* **INSTRUCTION**
Set down the data below from its first line to the line holding "a_max = 3.0", inclusive; omit all pictures.

* **DATA EXTRACT**
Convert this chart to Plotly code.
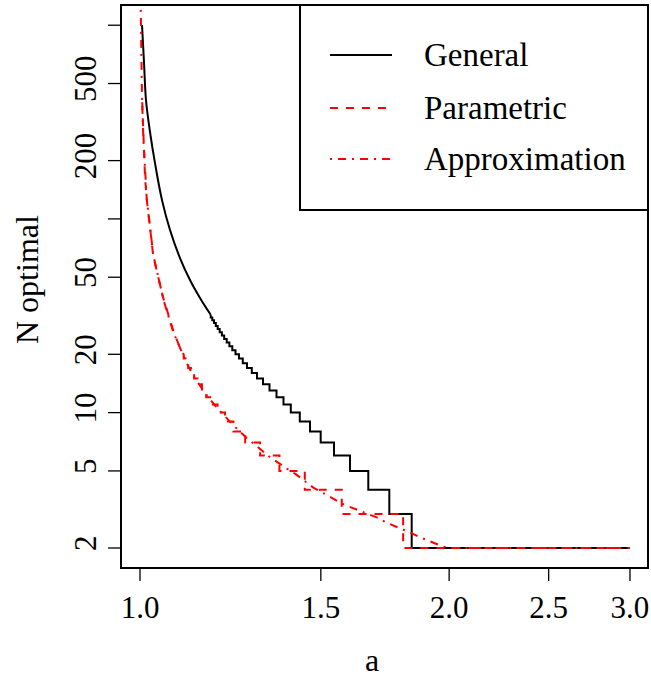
import plotly.graph_objects as go

# ---------------- data ----------------
a_max = 3.0

# General: smooth upper part, then integer steps
gen_smooth_a = [1.0045, 1.0090, 1.0135, 1.0227, 1.0342, 1.0506, 1.0696, 1.0938, 1.1186,
                1.1440, 1.1718]
gen_smooth_n = [1003, 646, 411, 281, 194, 125, 87.6, 62.8, 48.4, 39.1, 32]
gen_levels = [31, 30, 29, 28, 27, 26, 25,
              24, 23, 22, 21, 20, 19, 18, 17, 16, 15, 14, 13, 12, 11, 10, 9, 8, 7, 6, 5, 4, 3, 2]
gen_level_start = [1.1718, 1.1760, 1.1805, 1.1853, 1.1903, 1.1957, 1.2016,
                   1.2078, 1.2146, 1.2219, 1.2299, 1.2388, 1.2485, 1.2592, 1.2711, 1.2849,
                   1.3000, 1.3176, 1.3369, 1.3581, 1.3795, 1.4023, 1.4309, 1.4640, 1.4995,
                   1.5449, 1.6014, 1.6684, 1.7489, 1.8389]

# Parametric: smooth upper part, then integer steps
par_smooth_a = [1.005, 1.0074, 1.0113, 1.0151, 1.0303, 1.0536, 1.0775, 1.098, 1.103]
par_smooth_n = [400, 255, 165, 127, 64, 39, 26.5, 20.5, 20]
par_levels = [19, 18, 17, 16, 15, 14, 13, 12, 11, 10, 9, 8, 7, 6, 5, 4, 3, 2]
par_level_start = [1.103, 1.108, 1.114, 1.121, 1.129, 1.138, 1.149, 1.160, 1.174, 1.190,
                   1.210, 1.233, 1.266, 1.309, 1.367, 1.447, 1.572, 1.804]

# Approximation: smooth curve
app_a = [1.0017, 1.0022, 1.0045, 1.0074, 1.0113, 1.0151, 1.0303, 1.0536, 1.0775, 1.098,
         1.1104, 1.127, 1.144, 1.161, 1.188, 1.233, 1.270, 1.309, 1.338, 1.389, 1.419,
         1.475, 1.58, 1.70, 1.739, 1.824, 1.874, 1.97, 2.0, 3.0]
app_n = [1200, 912, 430, 265, 175, 128, 65, 38.5, 26, 20.4,
         18, 15.5, 13.9, 12.3, 10.6, 8.6, 7.4, 6.5, 5.9, 5.15, 4.8,
         4.1, 3.35, 2.88, 2.7, 2.43, 2.27, 2.04, 2, 2]

x_tickvals = [1.0, 1.5, 2.0, 2.5, 3.0]
x_ticktext = ["1.0", "1.5", "2.0", "2.5", "3.0"]
y_tickvals = [2, 5, 10, 20, 50, 100, 200, 500, 1000]
y_ticktext = ["2", "5", "10", "20", "50", "", "200", "500", ""]

legend_names = ["General", "Parametric", "Approximation"]


def build_steps(start_a, start_n, levels, starts, end):
    xs, ys = [start_a], [start_n]
    ends = starts[1:] + [end]
    for n, s, e in zip(levels, starts, ends):
        xs += [s, e]
        ys += [n, n]
    return xs, ys


gsx, gsy = build_steps(gen_smooth_a[-1], gen_smooth_n[-1], gen_levels, gen_level_start, a_max)
psx, psy = build_steps(par_smooth_a[-1], par_smooth_n[-1], par_levels, par_level_start, a_max)

FONT = "Liberation Serif"
DASH = "8px,8px"
DOTDASH = "2px,6px,8px,6px"

fig = go.Figure()
fig.add_trace(go.Scatter(x=gen_smooth_a, y=gen_smooth_n, mode="lines", name=legend_names[0],
                         line=dict(color="black", width=2, shape="spline", smoothing=1)))
fig.add_trace(go.Scatter(x=gsx, y=gsy, mode="lines", name=legend_names[0],
                         line=dict(color="black", width=2)))
fig.add_trace(go.Scatter(x=par_smooth_a + psx[1:], y=par_smooth_n + psy[1:], mode="lines",
                         name=legend_names[1],
                         line=dict(color="red", width=2, dash=DASH)))
fig.add_trace(go.Scatter(x=app_a, y=app_n, mode="lines", name=legend_names[2],
                         line=dict(color="red", width=2, dash=DOTDASH)))

W, H = 651, 677
L, R, T, B = 121, 3, 5, 109
pw, ph = W - L - R, H - T - B
TICKLEN = 13


def px2paper_x(px):
    return (px - L) / pw


def px2paper_y(py):
    return (H - B - py) / ph


shapes = []
annotations = []
# plot frame
shapes.append(dict(type="rect", xref="paper", yref="paper", x0=0, x1=1, y0=0, y1=1,
                   line=dict(color="black", width=2), layer="above"))
# tick marks, placed through the axes' own scales
for v in x_tickvals:
    shapes.append(dict(type="line", xref="x", yref="paper", x0=v, x1=v,
                       y0=0, y1=-TICKLEN / ph, line=dict(color="black", width=1.3)))
for v in y_tickvals:
    shapes.append(dict(type="line", xref="paper", yref="y", x0=0, x1=-TICKLEN / pw,
                       y0=v, y1=v, line=dict(color="black", width=1.3)))
# legend box
shapes.append(dict(type="rect", xref="paper", yref="paper",
                   x0=px2paper_x(300), x1=1.0, y0=px2paper_y(210), y1=1.0,
                   line=dict(color="black", width=2), fillcolor="white", layer="above"))
rows = [55, 108, 159]
styles = [dict(color="black", width=2),
          dict(color="red", width=2, dash=DASH),
          dict(color="red", width=2, dash=DOTDASH)]
for name, ry, st in zip(legend_names, rows, styles):
    shapes.append(dict(type="line", xref="paper", yref="paper",
                       x0=px2paper_x(330), x1=px2paper_x(392),
                       y0=px2paper_y(ry), y1=px2paper_y(ry), line=st, layer="above"))
    annotations.append(dict(text=name, xref="paper", yref="paper",
                            x=px2paper_x(422), y=px2paper_y(ry), xanchor="left",
                            yanchor="middle", showarrow=False,
                            font=dict(family=FONT, size=33, color="black")))

annotations.append(dict(text="a", xref="paper", yref="paper",
                        x=px2paper_x(372), y=px2paper_y(660), xanchor="center",
                        yanchor="middle", showarrow=False,
                        font=dict(family=FONT, size=32, color="black")))
annotations.append(dict(text="N optimal", xref="paper", yref="paper",
                        x=px2paper_x(27), y=px2paper_y(280), xanchor="center",
                        yanchor="middle", showarrow=False, textangle=-90,
                        font=dict(family=FONT, size=32, color="black")))

fig.update_layout(
    template="none",
    width=W, height=H,
    margin=dict(l=L, r=R, t=T, b=B, pad=0),
    paper_bgcolor="white", plot_bgcolor="white",
    showlegend=False,
    shapes=shapes, annotations=annotations,
    font=dict(family=FONT, size=31, color="black"),
)
fig.update_xaxes(type="log", range=[-0.0185, 0.49467],
                 tickvals=x_tickvals, ticktext=x_ticktext,
                 showgrid=False, zeroline=False, showline=False, automargin=False,
                 ticks="", ticklabelstandoff=18,
                 tickfont=dict(family=FONT, size=31, color="black"))
fig.update_yaxes(type="log", range=[0.19778, 3.10433],
                 tickvals=y_tickvals, ticktext=y_ticktext, tickangle=-90,
                 showgrid=False, zeroline=False, showline=False, automargin=False,
                 ticks="", ticklabelstandoff=18,
                 tickfont=dict(family=FONT, size=31, color="black"))

fig.write_html("out.html")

* **FINAL RESULT**
Convert this chart to Plotly code.
import plotly.graph_objects as go

# ---------------- data ----------------
a_max = 3.0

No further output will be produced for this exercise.